Sungguh! Karena kefanatikan mereka yang mendalam (buta), Syaikh Al-Azhar ini berpikir bahwa perdebatan dalam masalah akidah tidak melahirkan apa-apa selain kebencian saja.
Kaum Muslim, juga menolak apa yang disebut dengan jalan tengan dan moderat, sebab istilah ini asing bagi Islam, dan bahkan bertentangan dengan Islam. Al-Qur’an justru menjelaskan, bahwa Allah telah menjadikan kaum Muslim sebagai umat yang adil dan pilihan, agar mereka kelak menjadi saksi atas perbuatan manusia pada hari kiamat, bahwa mereka (kaum Muslim) telah menyampaikan kepada mereka agama Allah. Sehingga, dengan begitu mereka layak menjadi saksi, sebab mereka adil dan kesaksiannya dapat dipercaya.
Di sisi lain, Syaikh Al-Azhar yang baru ini bersikeras untuk mempertahankan keanggotaannya dalam Partai Nasional Demokratik yang sedang berkuasa, yaitu sebuah partai politik sekuler yang berdasarkan pada gagasan yang bertentangan dengan Islam dengan pertentangan yang sangat jelas, serta berhukum dengan selain yang diturunkan oleh Allah SWT. (kantor berita HT, 28/03/2010)
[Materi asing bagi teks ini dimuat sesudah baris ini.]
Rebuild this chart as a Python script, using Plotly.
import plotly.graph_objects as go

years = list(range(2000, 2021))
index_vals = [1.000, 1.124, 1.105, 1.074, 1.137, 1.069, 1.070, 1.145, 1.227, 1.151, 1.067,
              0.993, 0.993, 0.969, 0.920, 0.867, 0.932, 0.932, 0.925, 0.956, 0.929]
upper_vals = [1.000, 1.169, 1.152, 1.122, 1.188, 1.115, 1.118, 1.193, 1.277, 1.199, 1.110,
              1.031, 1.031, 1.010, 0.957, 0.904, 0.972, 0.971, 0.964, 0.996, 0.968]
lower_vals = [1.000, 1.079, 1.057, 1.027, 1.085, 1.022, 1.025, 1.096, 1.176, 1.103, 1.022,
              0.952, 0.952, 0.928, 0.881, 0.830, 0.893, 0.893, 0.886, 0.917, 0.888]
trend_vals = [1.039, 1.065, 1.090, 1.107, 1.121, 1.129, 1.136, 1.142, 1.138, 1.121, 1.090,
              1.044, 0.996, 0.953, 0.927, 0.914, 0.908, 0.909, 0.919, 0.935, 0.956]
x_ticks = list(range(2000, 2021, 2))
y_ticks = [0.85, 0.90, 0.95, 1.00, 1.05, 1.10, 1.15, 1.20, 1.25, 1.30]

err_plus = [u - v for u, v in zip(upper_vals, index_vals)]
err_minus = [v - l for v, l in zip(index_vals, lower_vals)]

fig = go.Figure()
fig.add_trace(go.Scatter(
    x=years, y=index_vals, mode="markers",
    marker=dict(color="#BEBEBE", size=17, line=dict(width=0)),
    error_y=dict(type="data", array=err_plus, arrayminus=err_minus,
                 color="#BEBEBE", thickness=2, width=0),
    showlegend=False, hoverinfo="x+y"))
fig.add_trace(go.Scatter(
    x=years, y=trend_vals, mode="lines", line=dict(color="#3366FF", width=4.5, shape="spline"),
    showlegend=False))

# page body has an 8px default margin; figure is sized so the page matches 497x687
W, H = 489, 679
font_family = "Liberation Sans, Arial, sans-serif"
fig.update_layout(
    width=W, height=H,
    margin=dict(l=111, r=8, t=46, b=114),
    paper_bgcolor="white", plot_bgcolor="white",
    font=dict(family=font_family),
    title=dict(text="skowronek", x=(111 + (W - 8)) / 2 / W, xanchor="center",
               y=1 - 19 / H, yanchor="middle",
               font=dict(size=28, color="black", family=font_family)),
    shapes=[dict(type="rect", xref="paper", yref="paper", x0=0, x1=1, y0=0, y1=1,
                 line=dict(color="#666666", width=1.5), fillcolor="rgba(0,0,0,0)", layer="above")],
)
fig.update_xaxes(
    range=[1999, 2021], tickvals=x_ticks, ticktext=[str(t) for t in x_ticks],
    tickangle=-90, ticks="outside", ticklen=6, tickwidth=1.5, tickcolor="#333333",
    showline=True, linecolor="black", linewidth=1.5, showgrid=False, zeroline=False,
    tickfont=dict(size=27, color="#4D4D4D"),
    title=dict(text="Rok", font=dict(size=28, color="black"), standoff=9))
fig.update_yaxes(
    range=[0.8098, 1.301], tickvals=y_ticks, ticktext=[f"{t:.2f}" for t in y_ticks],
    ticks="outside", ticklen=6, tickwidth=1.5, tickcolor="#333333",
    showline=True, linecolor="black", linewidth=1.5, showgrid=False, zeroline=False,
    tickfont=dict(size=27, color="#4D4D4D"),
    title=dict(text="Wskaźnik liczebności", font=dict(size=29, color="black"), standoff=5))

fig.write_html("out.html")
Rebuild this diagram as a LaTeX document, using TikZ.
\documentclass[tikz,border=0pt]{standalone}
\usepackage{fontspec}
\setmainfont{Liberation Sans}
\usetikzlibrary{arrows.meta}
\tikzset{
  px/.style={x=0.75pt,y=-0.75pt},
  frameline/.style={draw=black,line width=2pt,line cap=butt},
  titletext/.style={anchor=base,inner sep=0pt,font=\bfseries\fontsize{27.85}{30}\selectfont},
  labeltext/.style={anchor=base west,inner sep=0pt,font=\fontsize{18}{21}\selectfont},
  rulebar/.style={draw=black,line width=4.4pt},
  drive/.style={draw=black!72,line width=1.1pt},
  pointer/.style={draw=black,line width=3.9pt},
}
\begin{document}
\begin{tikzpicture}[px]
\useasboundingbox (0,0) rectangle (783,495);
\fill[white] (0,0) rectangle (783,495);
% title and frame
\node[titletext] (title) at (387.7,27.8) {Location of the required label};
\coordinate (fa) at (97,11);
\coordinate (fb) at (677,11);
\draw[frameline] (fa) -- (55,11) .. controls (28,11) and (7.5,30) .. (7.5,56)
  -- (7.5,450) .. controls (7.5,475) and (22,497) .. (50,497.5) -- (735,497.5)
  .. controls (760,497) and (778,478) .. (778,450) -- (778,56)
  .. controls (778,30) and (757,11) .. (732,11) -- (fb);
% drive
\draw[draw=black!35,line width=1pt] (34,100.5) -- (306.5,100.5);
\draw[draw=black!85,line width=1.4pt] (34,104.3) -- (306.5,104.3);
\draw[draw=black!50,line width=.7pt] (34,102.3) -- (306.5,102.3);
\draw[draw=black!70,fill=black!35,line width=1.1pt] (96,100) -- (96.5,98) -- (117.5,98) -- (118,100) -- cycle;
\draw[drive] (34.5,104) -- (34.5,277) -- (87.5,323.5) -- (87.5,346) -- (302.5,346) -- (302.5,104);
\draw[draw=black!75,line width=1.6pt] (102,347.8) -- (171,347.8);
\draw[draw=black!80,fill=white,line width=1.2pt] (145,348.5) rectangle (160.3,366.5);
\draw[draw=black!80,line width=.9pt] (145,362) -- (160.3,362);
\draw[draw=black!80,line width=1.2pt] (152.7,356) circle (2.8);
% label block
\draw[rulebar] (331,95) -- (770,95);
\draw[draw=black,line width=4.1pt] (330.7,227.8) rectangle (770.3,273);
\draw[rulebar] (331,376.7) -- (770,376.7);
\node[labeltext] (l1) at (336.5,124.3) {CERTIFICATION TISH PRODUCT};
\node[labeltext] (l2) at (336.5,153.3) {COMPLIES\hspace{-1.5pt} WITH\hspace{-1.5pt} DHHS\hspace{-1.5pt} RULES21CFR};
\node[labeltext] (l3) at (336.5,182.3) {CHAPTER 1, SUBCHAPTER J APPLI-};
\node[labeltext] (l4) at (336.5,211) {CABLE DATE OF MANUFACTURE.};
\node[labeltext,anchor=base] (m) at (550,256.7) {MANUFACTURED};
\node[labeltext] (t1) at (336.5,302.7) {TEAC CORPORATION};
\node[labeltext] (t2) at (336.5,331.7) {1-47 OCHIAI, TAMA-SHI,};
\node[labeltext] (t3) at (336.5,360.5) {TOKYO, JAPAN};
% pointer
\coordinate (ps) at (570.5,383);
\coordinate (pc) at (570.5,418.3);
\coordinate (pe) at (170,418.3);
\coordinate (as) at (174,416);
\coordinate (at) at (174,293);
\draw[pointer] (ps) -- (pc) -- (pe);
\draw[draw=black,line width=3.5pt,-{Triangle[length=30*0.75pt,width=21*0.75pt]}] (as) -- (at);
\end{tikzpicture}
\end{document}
Al Harits bin Hauth berkata kepada Ali: “Apakah Anda mengira, kami menganggap Thalhah dan az-Zubair berada dalam kebathilan (saat Perang Jamal)? Maka ALi radhiya-Llahu ‘anhu menjawab: Wahai Harits (tampaknya) itu masih kabur bagimu. Sesungguhnya kebenaran tidak diketahui dari tokoh (rijal)-nya, tetapi kenalilah kebenaran itu sendiri, maka kamu akan mengetahui orangnya.” (Al Qurthubi, al-Jami’, Juz I/340)
“Sesungguhnya dari hamba-hamba Allah yang paling takut kepada-Nya adalah para Ulama'”.
Semakin jelas bagi kita siapa dia, bukan?